Dear Ex Best Friend,
I think the hardest part about writing this is having to face feelings and things I haven’t thought about in years. I’ve always been good at pushing bad events and memories out of my head, going upon life as if they never happened, and for a while that’s what I did with our friendship. I tried to convince myself it didn’t exist. I refused to let myself think about the good times we had, for fear it would hurt me even more, knowing that we will never share memories like those ever again.
However, we had a lot of good times, that can’t be denied. From long car rides where we’d blast music and sing at the top of our lungs, to never missing the annual fair in our hometown, to having sleepovers every Friday night with my mom yelling down at us to stop giggling at 2 am, to cracking up to the point of tears over the dumbest things, we always knew how to make each other laugh. Unfortunately, somewhere along the way our laughter turned to tears.
Everyone knew we were best friends. We were attached at the hip. We were the type of best friends that people write stories about with the type of friendship you only see in movies, the type that some people spend their whole lives waiting for. For the longest time when I pictured my future, you were always right there beside me. Right there for our college graduations, our weddings, and then having kids. I always thought you would be my maid of honor at my wedding, the godmother to my children, the person I called when no one else in the world understood me. It was a harsh reality when I realized that was never going to happen.
From the falling out of our friendship, I have learned a lot, about both the world and myself. I learned that life isn’t always fair, and sometimes it’s best to let go. I’ve always had a hard time letting going, probably because I hate change; which is why I think I held on to our crumbling friendship for so long. However, now I know that you can’t hold on to everything and everyone, because people and situations change. Sometimes it’s less painful to just let go entirely. I’ve learned how to be independent. I always had you by my side, and I really don’t think I knew how to do things without you.
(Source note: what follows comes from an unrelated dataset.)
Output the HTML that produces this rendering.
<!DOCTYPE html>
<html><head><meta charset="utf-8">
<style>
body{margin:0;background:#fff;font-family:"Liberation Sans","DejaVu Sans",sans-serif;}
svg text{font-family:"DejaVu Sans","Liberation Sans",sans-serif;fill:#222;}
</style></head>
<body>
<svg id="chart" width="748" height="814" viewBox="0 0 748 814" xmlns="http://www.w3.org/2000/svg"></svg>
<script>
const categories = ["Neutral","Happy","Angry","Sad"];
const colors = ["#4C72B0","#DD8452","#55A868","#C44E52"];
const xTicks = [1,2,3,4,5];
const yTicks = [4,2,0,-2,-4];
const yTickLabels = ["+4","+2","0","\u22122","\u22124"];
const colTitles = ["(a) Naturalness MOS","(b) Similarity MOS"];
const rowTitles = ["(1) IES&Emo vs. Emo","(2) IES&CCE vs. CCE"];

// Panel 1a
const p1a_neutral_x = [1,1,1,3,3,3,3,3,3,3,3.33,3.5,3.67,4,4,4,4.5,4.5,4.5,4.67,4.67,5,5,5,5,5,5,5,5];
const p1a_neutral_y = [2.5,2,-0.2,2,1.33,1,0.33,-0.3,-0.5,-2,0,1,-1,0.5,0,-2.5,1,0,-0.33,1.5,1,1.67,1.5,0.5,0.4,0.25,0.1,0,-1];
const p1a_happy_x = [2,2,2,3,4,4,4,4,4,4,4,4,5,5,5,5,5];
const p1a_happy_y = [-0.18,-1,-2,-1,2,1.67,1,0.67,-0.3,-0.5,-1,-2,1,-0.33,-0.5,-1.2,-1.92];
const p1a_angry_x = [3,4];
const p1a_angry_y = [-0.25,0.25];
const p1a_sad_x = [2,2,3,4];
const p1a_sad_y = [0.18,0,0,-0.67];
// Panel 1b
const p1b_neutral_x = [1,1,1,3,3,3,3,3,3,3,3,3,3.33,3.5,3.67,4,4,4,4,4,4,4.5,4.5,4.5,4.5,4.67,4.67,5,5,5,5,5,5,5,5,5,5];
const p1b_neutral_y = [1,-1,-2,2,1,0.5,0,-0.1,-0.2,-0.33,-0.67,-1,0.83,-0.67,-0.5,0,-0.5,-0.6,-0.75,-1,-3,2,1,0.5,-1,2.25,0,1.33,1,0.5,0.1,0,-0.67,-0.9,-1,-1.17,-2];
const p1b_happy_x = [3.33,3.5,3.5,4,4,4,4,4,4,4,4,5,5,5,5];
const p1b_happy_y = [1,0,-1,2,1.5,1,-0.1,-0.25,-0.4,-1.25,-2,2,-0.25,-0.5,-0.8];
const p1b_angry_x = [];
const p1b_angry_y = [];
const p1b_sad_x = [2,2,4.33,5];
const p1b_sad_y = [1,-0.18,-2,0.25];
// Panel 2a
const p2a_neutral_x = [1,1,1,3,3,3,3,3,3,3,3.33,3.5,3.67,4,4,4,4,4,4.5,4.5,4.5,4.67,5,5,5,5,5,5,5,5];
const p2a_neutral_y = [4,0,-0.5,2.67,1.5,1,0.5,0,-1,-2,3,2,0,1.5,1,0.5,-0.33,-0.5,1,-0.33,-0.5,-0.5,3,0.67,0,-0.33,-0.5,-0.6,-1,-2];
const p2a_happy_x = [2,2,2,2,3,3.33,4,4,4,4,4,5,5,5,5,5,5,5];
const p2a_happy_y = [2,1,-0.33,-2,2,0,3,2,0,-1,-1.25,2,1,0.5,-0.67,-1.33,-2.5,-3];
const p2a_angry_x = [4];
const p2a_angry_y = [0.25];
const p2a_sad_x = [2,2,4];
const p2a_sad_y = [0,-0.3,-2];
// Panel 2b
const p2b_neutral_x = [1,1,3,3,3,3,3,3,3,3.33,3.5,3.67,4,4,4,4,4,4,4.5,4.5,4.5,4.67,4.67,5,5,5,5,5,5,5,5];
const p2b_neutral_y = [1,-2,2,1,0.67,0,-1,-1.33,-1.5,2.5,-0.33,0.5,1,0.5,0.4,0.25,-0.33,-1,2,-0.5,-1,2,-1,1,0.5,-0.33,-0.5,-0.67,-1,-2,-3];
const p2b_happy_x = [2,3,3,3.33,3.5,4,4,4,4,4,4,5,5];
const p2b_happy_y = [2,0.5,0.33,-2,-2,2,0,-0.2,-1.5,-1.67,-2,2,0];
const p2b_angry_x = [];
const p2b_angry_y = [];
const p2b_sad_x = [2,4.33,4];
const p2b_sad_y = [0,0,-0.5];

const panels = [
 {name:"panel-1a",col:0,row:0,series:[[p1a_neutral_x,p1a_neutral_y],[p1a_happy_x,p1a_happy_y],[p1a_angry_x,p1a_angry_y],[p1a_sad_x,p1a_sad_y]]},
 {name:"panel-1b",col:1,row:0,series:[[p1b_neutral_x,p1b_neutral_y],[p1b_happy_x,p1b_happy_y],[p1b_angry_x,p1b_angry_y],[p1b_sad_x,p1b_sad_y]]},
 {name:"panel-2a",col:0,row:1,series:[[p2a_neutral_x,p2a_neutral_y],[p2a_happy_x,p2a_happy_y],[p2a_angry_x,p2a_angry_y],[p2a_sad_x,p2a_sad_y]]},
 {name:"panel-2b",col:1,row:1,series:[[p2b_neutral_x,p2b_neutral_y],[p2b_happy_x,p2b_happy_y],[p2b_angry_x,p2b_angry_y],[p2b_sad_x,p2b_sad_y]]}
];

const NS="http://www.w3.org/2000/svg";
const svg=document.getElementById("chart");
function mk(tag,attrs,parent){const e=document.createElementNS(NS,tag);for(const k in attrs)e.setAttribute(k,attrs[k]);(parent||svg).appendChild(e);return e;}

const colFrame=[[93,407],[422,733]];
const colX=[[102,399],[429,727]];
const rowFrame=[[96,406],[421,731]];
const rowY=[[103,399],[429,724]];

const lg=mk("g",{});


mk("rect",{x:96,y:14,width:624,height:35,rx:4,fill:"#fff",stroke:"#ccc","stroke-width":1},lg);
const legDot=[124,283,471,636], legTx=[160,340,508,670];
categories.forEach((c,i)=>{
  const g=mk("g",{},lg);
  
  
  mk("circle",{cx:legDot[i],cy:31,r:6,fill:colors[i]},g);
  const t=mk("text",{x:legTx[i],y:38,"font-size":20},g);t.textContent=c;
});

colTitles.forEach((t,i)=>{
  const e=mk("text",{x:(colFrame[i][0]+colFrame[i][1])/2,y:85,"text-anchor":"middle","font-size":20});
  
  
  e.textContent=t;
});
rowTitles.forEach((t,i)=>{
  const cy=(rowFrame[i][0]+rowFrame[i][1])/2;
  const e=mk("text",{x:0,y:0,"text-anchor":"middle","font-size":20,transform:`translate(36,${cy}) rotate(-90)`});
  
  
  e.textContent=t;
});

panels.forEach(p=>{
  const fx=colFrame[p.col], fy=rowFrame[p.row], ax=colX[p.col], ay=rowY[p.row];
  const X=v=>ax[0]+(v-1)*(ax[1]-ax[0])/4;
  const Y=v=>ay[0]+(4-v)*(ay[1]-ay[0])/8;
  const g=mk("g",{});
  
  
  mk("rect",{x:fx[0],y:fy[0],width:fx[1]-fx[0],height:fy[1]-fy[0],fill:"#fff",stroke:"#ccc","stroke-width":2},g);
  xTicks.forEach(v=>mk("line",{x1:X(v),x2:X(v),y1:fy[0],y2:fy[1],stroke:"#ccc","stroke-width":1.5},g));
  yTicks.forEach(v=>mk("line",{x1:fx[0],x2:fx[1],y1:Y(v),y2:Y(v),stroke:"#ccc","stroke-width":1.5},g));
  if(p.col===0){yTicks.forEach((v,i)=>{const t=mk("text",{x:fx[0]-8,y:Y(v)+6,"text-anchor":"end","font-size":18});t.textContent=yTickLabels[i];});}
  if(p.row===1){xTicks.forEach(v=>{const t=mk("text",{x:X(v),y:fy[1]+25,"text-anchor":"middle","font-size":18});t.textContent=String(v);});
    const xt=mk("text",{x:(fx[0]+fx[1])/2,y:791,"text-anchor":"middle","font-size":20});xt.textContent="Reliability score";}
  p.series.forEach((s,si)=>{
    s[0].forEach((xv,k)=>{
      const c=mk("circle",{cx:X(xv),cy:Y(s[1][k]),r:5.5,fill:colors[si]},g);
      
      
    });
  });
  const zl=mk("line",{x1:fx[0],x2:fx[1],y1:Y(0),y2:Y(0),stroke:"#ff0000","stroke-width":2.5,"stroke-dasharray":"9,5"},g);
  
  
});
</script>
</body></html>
When our friendship disintegrated, it forced me to learn how to become my own person, and not always cling to other people for support. I also learned about the type of friend I want to be to other people, and I truly think the end of our friendship has helped me, in some ways, build stronger relationships with those currently in my life.
When our friendship ended, I was hurt. I was upset, I wanted you to hurt the way you had hurt me. I wanted you to know about the nights where I cried myself to sleep because I thought I had lost the one person who had fully understood me, the one person who knew everything about me, so that you’d understand how sad I was. I don’t wish that on you anymore. I wish you a long life of happiness, because I have come to realize that I wasn’t perfect, you weren’t perfect, we weren’t perfect. I’ve come to realize friendships fall apart and sometimes it’s no one’s fault. It is impractical to hate someone who gave me some of the best years of my life.
Lastly, I want you to know when I hear the songs we used to blast on the radio, drive by the places we used to hangout, or look back at old pictures of us, I don’t cry anymore. I find comfort in the fact that people change but memories don’t. Sometimes when those songs come on, I even smile and sing along. I hope you do, too.